##### Dataset section

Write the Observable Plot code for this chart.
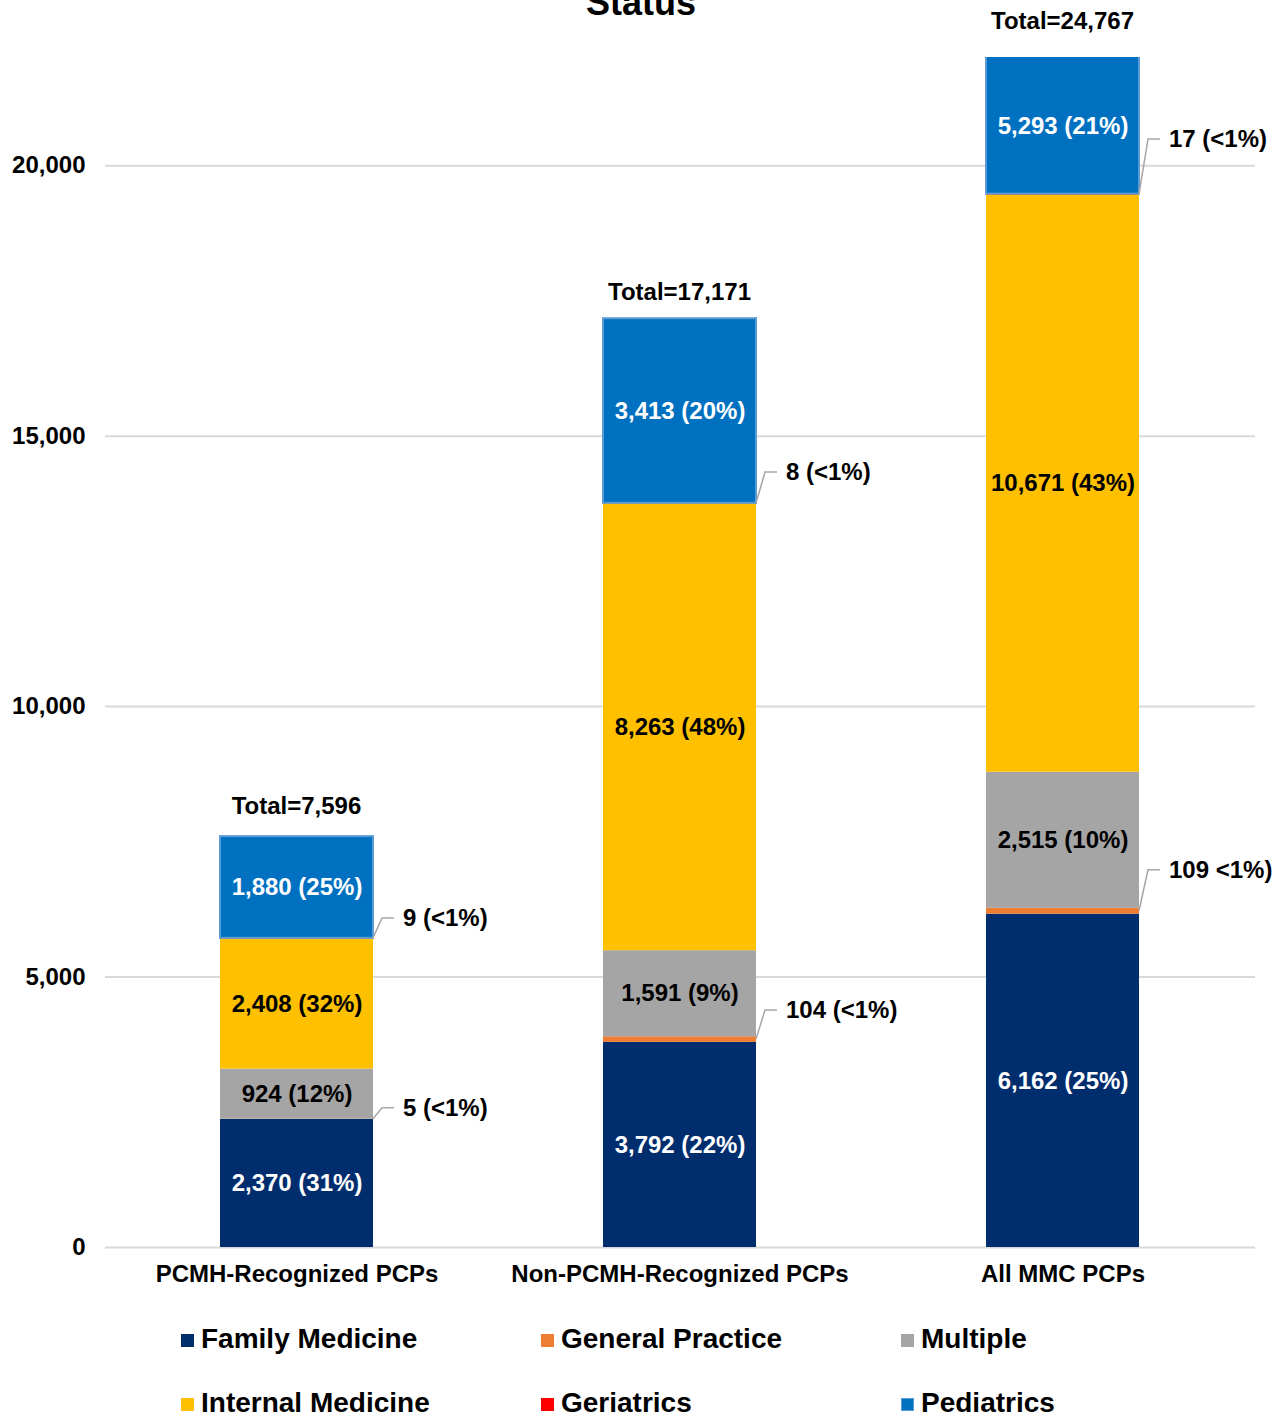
<!DOCTYPE html>
<html><head><meta charset="utf-8">
<script src="https://cdn.jsdelivr.net/npm/d3@7"></script>
<script src="https://cdn.jsdelivr.net/npm/@observablehq/plot@0.6"></script>
<style>
body{margin:0;background:#fff;font-family:"Liberation Sans",Arial,sans-serif;overflow:hidden;}
#wrap{position:relative;width:1282px;}
#title{position:absolute;left:0;width:1282px;top:-15px;text-align:center;font-weight:bold;font-size:36px;line-height:36px;color:#000;}
#legend{display:grid;grid-template-columns:360px 360px 360px;margin-left:181px;margin-top:7px;}
.item{height:64px;display:flex;align-items:center;font-weight:bold;font-size:28px;color:#000;}
.sw{width:13px;height:13px;margin-right:7px;margin-top:3px;box-sizing:border-box;}
</style></head><body>
<div id="wrap"><div id="chart"></div><div id="legend"></div><div id="title">Status</div></div>
<script>
// ---- data ----
const categories = ["PCMH-Recognized PCPs", "Non-PCMH-Recognized PCPs", "All MMC PCPs"];
const specialties = ["Family Medicine", "General Practice", "Multiple", "Internal Medicine", "Geriatrics", "Pediatrics"];
const familyMedicine   = [2370, 3792, 6162];
const generalPractice  = [5, 104, 109];
const multiple         = [924, 1591, 2515];
const internalMedicine = [2408, 8263, 10671];
const geriatrics       = [9, 8, 17];
const pediatrics       = [1880, 3413, 5293];
const generalPracticeLabels = ["5 (<1%)", "104 (<1%)", "109 <1%)"];
const geriatricsLabels      = ["9 (<1%)", "8 (<1%)", "17 (<1%)"];
const yTicks = [0, 5000, 10000, 15000, 20000];
const yMax = 22000;

// ---- styles ----
const colors = ["#002D6E", "#ED7D31", "#A5A5A5", "#FFC000", "#FF0000", "#0070C0"];
const whiteText = new Set(["Family Medicine", "Pediatrics"]);
// vertical lift (px) of the callout labels: [general practice, geriatrics] per category
const calloutLift = [[-11, -20], [-29, -31], [-41, -55]];
// vertical lift (px) of the total labels per category
const totalLift = [-31, -27, -36];

// ---- build table ----
const seriesValues = [familyMedicine, generalPractice, multiple, internalMedicine, geriatrics, pediatrics];
const fmt = d3.format(",");
const rows = [];
const totals = categories.map((c, i) => d3.sum(seriesValues, s => s[i]));
categories.forEach((cat, i) => {
  let acc = 0;
  specialties.forEach((s, k) => {
    const v = seriesValues[k][i];
    const pct = Math.round(v / totals[i] * 100);
    rows.push({cat, ci: i, series: s, value: v, y1: acc, y2: acc + v,
      label: `${fmt(v)} (${pct < 1 ? "<1" : pct}%)`});
    acc += v;
  });
});
const clipMid = d => (Math.min(d.y1, yMax) + Math.min(d.y2, yMax)) / 2;
const inside = rows.filter(d => !["General Practice", "Geriatrics"].includes(d.series));
const callRows = rows.filter(d => ["General Practice", "Geriatrics"].includes(d.series)).map(d => {
  const isGP = d.series === "General Practice";
  return {...d, text: isGP ? generalPracticeLabels[d.ci] : geriatricsLabels[d.ci], lift: calloutLift[d.ci][isGP ? 0 : 1]};
});

function callouts(index, scales) {
  const x = scales.x, y = scales.y;
  const bw = typeof x.bandwidth === "function" ? x.bandwidth() : x.bandwidth;
  const g = d3.create("svg:g");
  callRows.forEach(d => {
    const xr = x(d.cat) + bw;
    const ym = y((d.y1 + d.y2) / 2);
    const yl = ym + d.lift;
    g.append("path").attr("d", `M${xr},${ym}L${xr + 9},${yl}H${xr + 21}`)
      .attr("fill", "none").attr("stroke", "#A6A6A6").attr("stroke-width", 1.5);
    g.append("text").attr("x", xr + 30).attr("y", yl).attr("dy", "0.35em")
      .attr("text-anchor", "start")
      .attr("fill", "#000").attr("font-size", 24).attr("font-weight", "bold").text(d.text);
  });
  return g.node();
}

function totalLabels(index, scales) {
  const x = scales.x, y = scales.y;
  const bw = typeof x.bandwidth === "function" ? x.bandwidth() : x.bandwidth;
  const g = d3.create("svg:g");
  categories.forEach((c, i) => {
    g.append("text").attr("x", x(c) + bw / 2).attr("y", y(Math.min(totals[i], yMax)) + totalLift[i])
      .attr("dy", "0.35em").attr("text-anchor", "middle")
      .attr("fill", "#000").attr("font-size", 24).attr("font-weight", "bold")
      .text(`Total=${fmt(totals[i])}`);
  });
  return g.node();
}

const chart = Plot.plot({
  width: 1282, height: 1300,
  marginLeft: 105, marginRight: 27, marginTop: 57, marginBottom: 53,
  style: {fontFamily: "'Liberation Sans', Arial, sans-serif", fontSize: "24px", fontWeight: "bold", color: "#000", background: "#fff"},
  x: {domain: categories, paddingInner: 0.6, paddingOuter: 0.3},
  y: {domain: [0, yMax]},
  color: {domain: specialties, range: colors},
  marks: [
    Plot.gridY(yTicks, {stroke: "#D9D9D9", strokeOpacity: 1, strokeWidth: 2}),
    Plot.axisY({ticks: yTicks, tickFormat: fmt, tickSize: 0, tickPadding: 20, label: null}),
    Plot.axisX({tickSize: 0, tickPadding: 17, label: null}),
    Plot.barY(rows, {x: "cat", y1: "y1", y2: "y2", fill: "series", clip: true}),
    Plot.barY(rows.filter(d => d.series === "Pediatrics"), {x: "cat", y1: "y1", y2: "y2", fill: "#0070C0", stroke: "#5B9BD5", strokeWidth: 2, clip: true}),
    Plot.text(inside.filter(d => whiteText.has(d.series)), {x: "cat", y: clipMid, text: "label", fill: "#fff", fontSize: 24, fontWeight: "bold"}),
    Plot.text(inside.filter(d => !whiteText.has(d.series)), {x: "cat", y: clipMid, text: "label", fill: "#000", fontSize: 24, fontWeight: "bold"}),
    totalLabels,
    callouts
  ]
});
document.getElementById("chart").appendChild(chart);

const legend = document.getElementById("legend");
specialties.forEach((name, k) => {
  const it = document.createElement("div");
  it.className = "item";
  const sw = document.createElement("span");
  sw.className = "sw";
  sw.style.background = colors[k];
  if (name === "Pediatrics") sw.style.border = "1.5px solid #5B9BD5";
  it.appendChild(sw);
  const t = document.createElement("span");
  t.textContent = name;
  it.appendChild(t);
  legend.appendChild(it);
});
</script>
</body></html>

##########

Task goal
Output the lines above in full and exactly as given, omitting any pictures.

Solution to the exercise
Write the Observable Plot code for this chart.
<!DOCTYPE html>
<html><head><meta charset="utf-8">
<script src="https://cdn.jsdelivr.net/npm/d3@7"></script>
<script src="https://cdn.jsdelivr.net/npm/@observablehq/plot@0.6"></script>
<style>
body{margin:0;background:#fff;font-family:"Liberation Sans",Arial,sans-serif;overflow:hidden;}
#wrap{position:relative;width:1282px;}
#title{position:absolute;left:0;width:1282px;top:-15px;text-align:center;font-weight:bold;font-size:36px;line-height:36px;color:#000;}
#legend{display:grid;grid-template-columns:360px 360px 360px;margin-left:181px;margin-top:7px;}
.item{height:64px;display:flex;align-items:center;font-weight:bold;font-size:28px;color:#000;}
.sw{width:13px;height:13px;margin-right:7px;margin-top:3px;box-sizing:border-box;}
</style></head><body>
<div id="wrap"><div id="chart"></div><div id="legend"></div><div id="title">Status</div></div>
<script>
// ---- data ----
const categories = ["PCMH-Recognized PCPs", "Non-PCMH-Recognized PCPs", "All MMC PCPs"];
const specialties = ["Family Medicine", "General Practice", "Multiple", "Internal Medicine", "Geriatrics", "Pediatrics"];
const familyMedicine   = [2370, 3792, 6162];
const generalPractice  = [5, 104, 109];
const multiple         = [924, 1591, 2515];
const internalMedicine = [2408, 8263, 10671];
const geriatrics       = [9, 8, 17];
const pediatrics       = [1880, 3413, 5293];
const generalPracticeLabels = ["5 (<1%)", "104 (<1%)", "109 <1%)"];
const geriatricsLabels      = ["9 (<1%)", "8 (<1%)", "17 (<1%)"];
const yTicks = [0, 5000, 10000, 15000, 20000];
const yMax = 22000;

// ---- styles ----
const colors = ["#002D6E", "#ED7D31", "#A5A5A5", "#FFC000", "#FF0000", "#0070C0"];
const whiteText = new Set(["Family Medicine", "Pediatrics"]);
// vertical lift (px) of the callout labels: [general practice, geriatrics] per category
const calloutLift = [[-11, -20], [-29, -31], [-41, -55]];
// vertical lift (px) of the total labels per category
const totalLift = [-31, -27, -36];

// ---- build table ----
const seriesValues = [familyMedicine, generalPractice, multiple, internalMedicine, geriatrics, pediatrics];
const fmt = d3.format(",");
const rows = [];
const totals = categories.map((c, i) => d3.sum(seriesValues, s => s[i]));
categories.forEach((cat, i) => {
  let acc = 0;
  specialties.forEach((s, k) => {
    const v = seriesValues[k][i];
    const pct = Math.round(v / totals[i] * 100);
    rows.push({cat, ci: i, series: s, value: v, y1: acc, y2: acc + v,
      label: `${fmt(v)} (${pct < 1 ? "<1" : pct}%)`});
    acc += v;
  });
});
const clipMid = d => (Math.min(d.y1, yMax) + Math.min(d.y2, yMax)) / 2;
const inside = rows.filter(d => !["General Practice", "Geriatrics"].includes(d.series));
const callRows = rows.filter(d => ["General Practice", "Geriatrics"].includes(d.series)).map(d => {
  const isGP = d.series === "General Practice";
  return {...d, text: isGP ? generalPracticeLabels[d.ci] : geriatricsLabels[d.ci], lift: calloutLift[d.ci][isGP ? 0 : 1]};
});

function callouts(index, scales) {
  const x = scales.x, y = scales.y;
  const bw = typeof x.bandwidth === "function" ? x.bandwidth() : x.bandwidth;
  const g = d3.create("svg:g");
  callRows.forEach(d => {
    const xr = x(d.cat) + bw;
    const ym = y((d.y1 + d.y2) / 2);
    const yl = ym + d.lift;
    g.append("path").attr("d", `M${xr},${ym}L${xr + 9},${yl}H${xr + 21}`)
      .attr("fill", "none").attr("stroke", "#A6A6A6").attr("stroke-width", 1.5);
    g.append("text").attr("x", xr + 30).attr("y", yl).attr("dy", "0.35em")
      .attr("text-anchor", "start")
      .attr("fill", "#000").attr("font-size", 24).attr("font-weight", "bold").text(d.text);
  });
  return g.node();
}

function totalLabels(index, scales) {
  const x = scales.x, y = scales.y;
  const bw = typeof x.bandwidth === "function" ? x.bandwidth() : x.bandwidth;
  const g = d3.create("svg:g");
  categories.forEach((c, i) => {
    g.append("text").attr("x", x(c) + bw / 2).attr("y", y(Math.min(totals[i], yMax)) + totalLift[i])
      .attr("dy", "0.35em").attr("text-anchor", "middle")
      .attr("fill", "#000").attr("font-size", 24).attr("font-weight", "bold")
      .text(`Total=${fmt(totals[i])}`);
  });
  return g.node();
}

const chart = Plot.plot({
  width: 1282, height: 1300,
  marginLeft: 105, marginRight: 27, marginTop: 57, marginBottom: 53,
  style: {fontFamily: "'Liberation Sans', Arial, sans-serif", fontSize: "24px", fontWeight: "bold", color: "#000", background: "#fff"},
  x: {domain: categories, paddingInner: 0.6, paddingOuter: 0.3},
  y: {domain: [0, yMax]},
  color: {domain: specialties, range: colors},
  marks: [
    Plot.gridY(yTicks, {stroke: "#D9D9D9", strokeOpacity: 1, strokeWidth: 2}),
    Plot.axisY({ticks: yTicks, tickFormat: fmt, tickSize: 0, tickPadding: 20, label: null}),
    Plot.axisX({tickSize: 0, tickPadding: 17, label: null}),
    Plot.barY(rows, {x: "cat", y1: "y1", y2: "y2", fill: "series", clip: true}),
    Plot.barY(rows.filter(d => d.series === "Pediatrics"), {x: "cat", y1: "y1", y2: "y2", fill: "#0070C0", stroke: "#5B9BD5", strokeWidth: 2, clip: true}),
    Plot.text(inside.filter(d => whiteText.has(d.series)), {x: "cat", y: clipMid, text: "label", fill: "#fff", fontSize: 24, fontWeight: "bold"}),
    Plot.text(inside.filter(d => !whiteText.has(d.series)), {x: "cat", y: clipMid, text: "label", fill: "#000", fontSize: 24, fontWeight: "bold"}),
    totalLabels,
    callouts
  ]
});
document.getElementById("chart").appendChild(chart);

const legend = document.getElementById("legend");
specialties.forEach((name, k) => {
  const it = document.createElement("div");
  it.className = "item";
  const sw = document.createElement("span");
  sw.className = "sw";
  sw.style.background = colors[k];
  if (name === "Pediatrics") sw.style.border = "1.5px solid #5B9BD5";
  it.appendChild(sw);
  const t = document.createElement("span");
  t.textContent = name;
  it.appendChild(t);
  legend.appendChild(it);
});
</script>
</body></html>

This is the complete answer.